Little, known inevitably as “Tich” (just as I, the only Scot, was “Jock”), was typical – lean, dark, wiry, speaking seldom and then usually in the harsh derisive fashion of the Border. An outsider would have found him wary and decidedly bleak, and marked him as a dangerous customer, which he was; he was also remarkably kind and, when least expected, as gentle as a nurse.
Nixon was small, sprightly, and wicked, with a drooping gunfighter moustache and his own line of cheerful pessimism. His parrot-cry of “You’ll all get killed” was rendered in the wail of a mueddin at prayer, and one thing no one doubted: whoever got killed, it wouldn’t be Nick. That is not a criticism: no one took a greater share of rough work and risk; it was just that he had survivor written all over him. There are such men; they seem to have an Achilles-immunity. In Nick’s case it probably came of long and very active service, for he had been continuously at war for six years; he was cool and wise and never ruffled.
Grandarse, as his name implies, was on Falstaffian lines; I had slept on the lower bunk of a double-decked cot at Ranchi with his ponderous bulk creaking the lashings just overhead, and prayed nightly that they didn’t break. He was red and hearty and given to rich oaths; as a wrestler – and the wrestlers of Cumberland have no peers anywhere – he could hold his own against Sergeant Bellas of Gilsland, who had won Grasmere before the war.* In civilian life Grandarse was a forester, and had spent his spare time rescuing climbers in the Lake mountains, “an’ nivver got a bloody penny for it, the boogers!”
Forster was a fly man who never had a cigarette to his name. “W’ee’s smeukin’?”,* in an aggressive wheedle, was his watch-word, generally responded to with “Iveryone but thee”. He was crafty, foul-mouthed, ignorant, and dishonest; sufficient to say that in a battalion of expert scroungers, Forster was gifted beyond the ordinary; there are Burmese villages which must be wondering still where their pigs and chickens went to in ’45.
Steele was a Carlisle boy, tough and combative and noisy, but something of a mate of mine, even if he did use the word “Scotch” to me with occasional undue emphasis; once he added “bastard” to it (there was no race relations legislation in those happy days), and I responded with a fist; we battered each other furiously until Corporal Little, who was half our size, flew at us with a savagery that took us aback; he knocked me down and half-strangled Steele before dragging us face to face. “Noo shek ’ands! Shek ’ands! By Christ, ye will! Barmy boogers, ye’ll ’ev enoof fightin’ wid Jap, nivver mind each other! Ga on – shek ’ands!” Confronted by that raging lightweight, we shook hands, with a fairly ill grace, which was not lost on him. Then, being a skilled man manager, he put us on guard, together.

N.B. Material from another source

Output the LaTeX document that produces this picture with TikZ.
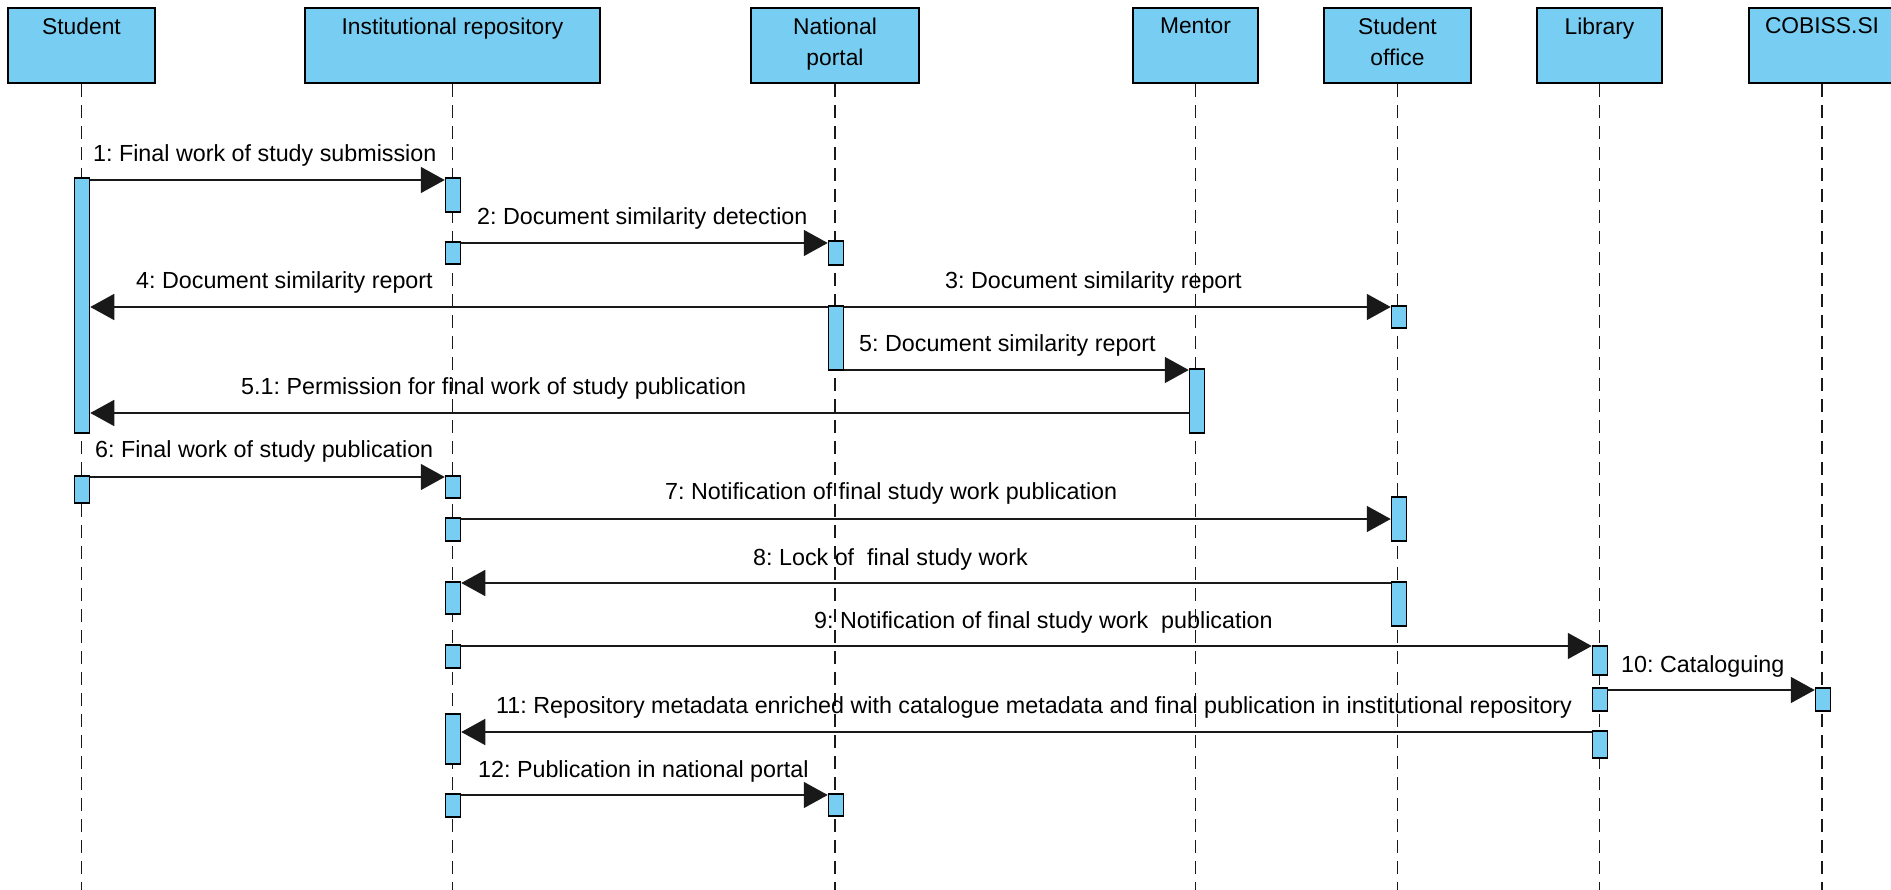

Stanley was large and fair and quiet, and had the unusual ability of sleeping on his feet, which was a genuine torment to him when he had to stand stag.* He had been a cinema projectionist, and for sheer cold courage I never saw his like, as I shall tell later. He might have had a decoration, but his heroism manifested itself in a lonely place, by night, and no one in authority ever knew about it.